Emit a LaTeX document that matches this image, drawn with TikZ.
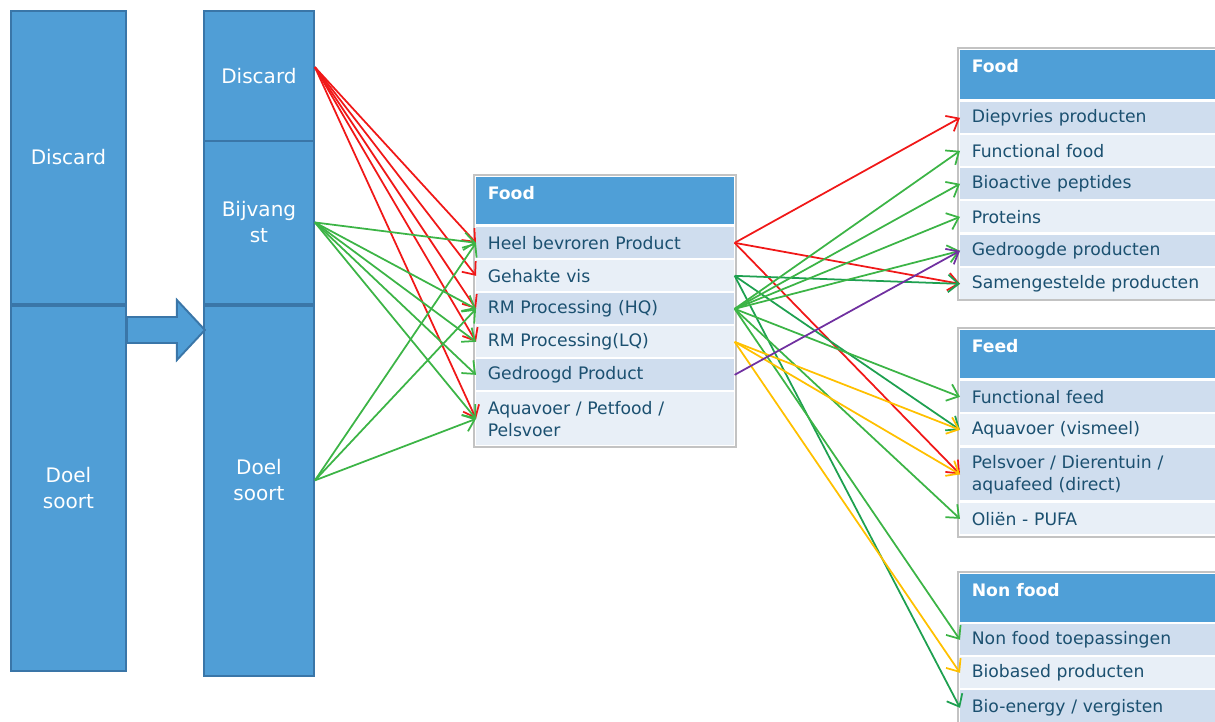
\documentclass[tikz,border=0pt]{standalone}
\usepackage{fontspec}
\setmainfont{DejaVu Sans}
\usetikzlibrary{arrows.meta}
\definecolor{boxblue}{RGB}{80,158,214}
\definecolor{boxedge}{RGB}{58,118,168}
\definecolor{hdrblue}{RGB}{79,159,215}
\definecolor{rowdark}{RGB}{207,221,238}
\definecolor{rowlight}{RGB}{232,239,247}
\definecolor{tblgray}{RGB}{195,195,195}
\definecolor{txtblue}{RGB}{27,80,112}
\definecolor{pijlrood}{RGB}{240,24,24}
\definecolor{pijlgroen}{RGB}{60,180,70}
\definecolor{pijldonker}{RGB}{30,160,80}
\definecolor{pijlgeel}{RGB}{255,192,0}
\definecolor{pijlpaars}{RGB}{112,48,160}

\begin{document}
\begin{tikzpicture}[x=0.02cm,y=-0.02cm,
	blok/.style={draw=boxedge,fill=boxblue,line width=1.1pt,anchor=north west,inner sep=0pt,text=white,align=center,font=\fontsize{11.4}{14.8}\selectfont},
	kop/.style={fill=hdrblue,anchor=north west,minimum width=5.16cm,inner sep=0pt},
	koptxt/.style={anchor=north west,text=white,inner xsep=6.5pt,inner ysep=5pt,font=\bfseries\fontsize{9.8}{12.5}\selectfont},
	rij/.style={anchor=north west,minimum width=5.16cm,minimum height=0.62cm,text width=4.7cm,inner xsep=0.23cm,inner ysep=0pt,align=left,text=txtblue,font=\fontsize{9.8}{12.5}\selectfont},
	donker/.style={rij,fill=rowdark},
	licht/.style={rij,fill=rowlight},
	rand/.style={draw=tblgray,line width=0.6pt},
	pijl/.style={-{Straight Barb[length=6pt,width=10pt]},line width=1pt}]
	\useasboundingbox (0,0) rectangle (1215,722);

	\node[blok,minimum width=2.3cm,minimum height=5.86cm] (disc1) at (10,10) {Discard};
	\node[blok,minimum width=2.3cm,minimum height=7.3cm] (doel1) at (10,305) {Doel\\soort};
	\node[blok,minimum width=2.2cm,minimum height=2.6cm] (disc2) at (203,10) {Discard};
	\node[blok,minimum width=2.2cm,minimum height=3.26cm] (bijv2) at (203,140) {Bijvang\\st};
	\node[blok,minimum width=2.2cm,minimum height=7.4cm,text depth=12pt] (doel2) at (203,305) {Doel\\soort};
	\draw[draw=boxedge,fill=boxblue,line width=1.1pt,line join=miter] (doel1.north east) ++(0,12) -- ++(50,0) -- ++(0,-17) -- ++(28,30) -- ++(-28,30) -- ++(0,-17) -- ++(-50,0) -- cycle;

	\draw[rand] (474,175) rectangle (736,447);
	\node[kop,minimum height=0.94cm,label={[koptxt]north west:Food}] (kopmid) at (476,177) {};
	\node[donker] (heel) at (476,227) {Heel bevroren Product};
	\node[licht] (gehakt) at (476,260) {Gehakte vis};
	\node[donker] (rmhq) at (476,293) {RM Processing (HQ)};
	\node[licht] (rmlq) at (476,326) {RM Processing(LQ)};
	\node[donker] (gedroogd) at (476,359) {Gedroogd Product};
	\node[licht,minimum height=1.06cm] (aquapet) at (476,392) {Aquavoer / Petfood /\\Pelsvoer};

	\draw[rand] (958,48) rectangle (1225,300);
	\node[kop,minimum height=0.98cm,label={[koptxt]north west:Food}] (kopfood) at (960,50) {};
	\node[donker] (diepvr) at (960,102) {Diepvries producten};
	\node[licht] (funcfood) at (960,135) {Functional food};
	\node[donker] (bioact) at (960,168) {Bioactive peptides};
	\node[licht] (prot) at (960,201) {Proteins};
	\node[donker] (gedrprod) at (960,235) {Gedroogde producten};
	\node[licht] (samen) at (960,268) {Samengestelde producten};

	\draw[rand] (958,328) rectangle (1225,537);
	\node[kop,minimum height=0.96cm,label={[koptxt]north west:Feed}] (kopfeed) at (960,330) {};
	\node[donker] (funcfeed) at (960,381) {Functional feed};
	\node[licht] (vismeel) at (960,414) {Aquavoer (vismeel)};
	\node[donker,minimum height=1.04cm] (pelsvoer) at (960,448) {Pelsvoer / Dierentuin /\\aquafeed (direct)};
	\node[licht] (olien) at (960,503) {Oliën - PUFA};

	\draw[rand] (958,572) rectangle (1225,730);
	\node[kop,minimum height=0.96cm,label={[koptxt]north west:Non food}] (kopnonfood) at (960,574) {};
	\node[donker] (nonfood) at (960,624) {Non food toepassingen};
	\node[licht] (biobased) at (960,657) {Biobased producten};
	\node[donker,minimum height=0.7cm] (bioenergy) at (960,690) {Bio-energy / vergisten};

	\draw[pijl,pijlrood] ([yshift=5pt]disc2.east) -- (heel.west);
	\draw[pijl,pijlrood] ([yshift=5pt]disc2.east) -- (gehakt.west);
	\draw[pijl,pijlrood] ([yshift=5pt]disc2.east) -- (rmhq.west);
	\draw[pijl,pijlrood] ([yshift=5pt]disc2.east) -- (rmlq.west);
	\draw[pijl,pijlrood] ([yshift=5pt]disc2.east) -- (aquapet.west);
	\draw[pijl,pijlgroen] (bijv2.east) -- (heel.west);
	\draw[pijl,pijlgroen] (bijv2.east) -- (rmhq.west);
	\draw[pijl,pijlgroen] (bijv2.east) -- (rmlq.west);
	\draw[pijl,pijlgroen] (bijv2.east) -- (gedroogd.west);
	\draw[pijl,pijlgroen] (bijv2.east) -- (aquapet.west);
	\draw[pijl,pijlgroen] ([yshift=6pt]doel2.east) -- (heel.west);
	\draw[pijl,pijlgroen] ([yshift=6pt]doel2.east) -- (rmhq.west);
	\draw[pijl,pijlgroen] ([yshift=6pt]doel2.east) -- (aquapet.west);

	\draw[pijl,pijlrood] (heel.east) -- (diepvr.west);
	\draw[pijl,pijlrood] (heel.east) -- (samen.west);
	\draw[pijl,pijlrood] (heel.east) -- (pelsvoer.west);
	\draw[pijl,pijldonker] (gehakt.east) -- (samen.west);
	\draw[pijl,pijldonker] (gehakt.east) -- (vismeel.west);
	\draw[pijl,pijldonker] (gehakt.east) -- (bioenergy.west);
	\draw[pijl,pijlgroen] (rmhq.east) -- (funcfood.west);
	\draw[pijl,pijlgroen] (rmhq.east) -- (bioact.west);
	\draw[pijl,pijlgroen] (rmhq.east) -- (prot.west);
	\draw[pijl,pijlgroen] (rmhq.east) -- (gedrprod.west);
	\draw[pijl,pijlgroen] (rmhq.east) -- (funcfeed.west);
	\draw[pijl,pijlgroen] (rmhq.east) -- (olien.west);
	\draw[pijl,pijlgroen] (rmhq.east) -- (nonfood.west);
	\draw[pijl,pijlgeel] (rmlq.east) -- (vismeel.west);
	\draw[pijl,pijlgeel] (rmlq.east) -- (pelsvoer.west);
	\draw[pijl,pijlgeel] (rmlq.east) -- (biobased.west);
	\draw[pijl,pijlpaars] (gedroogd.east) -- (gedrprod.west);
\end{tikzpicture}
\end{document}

################

__Goal of the exercise__: Print the data above verbatim from the first line through the line holding "(0,0) rectangle (1215,722);", leaving every picture out.

__Result for this exercise__:
Emit a LaTeX document that matches this image, drawn with TikZ.
\documentclass[tikz,border=0pt]{standalone}
\usepackage{fontspec}
\setmainfont{DejaVu Sans}
\usetikzlibrary{arrows.meta}
\definecolor{boxblue}{RGB}{80,158,214}
\definecolor{boxedge}{RGB}{58,118,168}
\definecolor{hdrblue}{RGB}{79,159,215}
\definecolor{rowdark}{RGB}{207,221,238}
\definecolor{rowlight}{RGB}{232,239,247}
\definecolor{tblgray}{RGB}{195,195,195}
\definecolor{txtblue}{RGB}{27,80,112}
\definecolor{pijlrood}{RGB}{240,24,24}
\definecolor{pijlgroen}{RGB}{60,180,70}
\definecolor{pijldonker}{RGB}{30,160,80}
\definecolor{pijlgeel}{RGB}{255,192,0}
\definecolor{pijlpaars}{RGB}{112,48,160}

\begin{document}
\begin{tikzpicture}[x=0.02cm,y=-0.02cm,
	blok/.style={draw=boxedge,fill=boxblue,line width=1.1pt,anchor=north west,inner sep=0pt,text=white,align=center,font=\fontsize{11.4}{14.8}\selectfont},
	kop/.style={fill=hdrblue,anchor=north west,minimum width=5.16cm,inner sep=0pt},
	koptxt/.style={anchor=north west,text=white,inner xsep=6.5pt,inner ysep=5pt,font=\bfseries\fontsize{9.8}{12.5}\selectfont},
	rij/.style={anchor=north west,minimum width=5.16cm,minimum height=0.62cm,text width=4.7cm,inner xsep=0.23cm,inner ysep=0pt,align=left,text=txtblue,font=\fontsize{9.8}{12.5}\selectfont},
	donker/.style={rij,fill=rowdark},
	licht/.style={rij,fill=rowlight},
	rand/.style={draw=tblgray,line width=0.6pt},
	pijl/.style={-{Straight Barb[length=6pt,width=10pt]},line width=1pt}]
	\useasboundingbox (0,0) rectangle (1215,722);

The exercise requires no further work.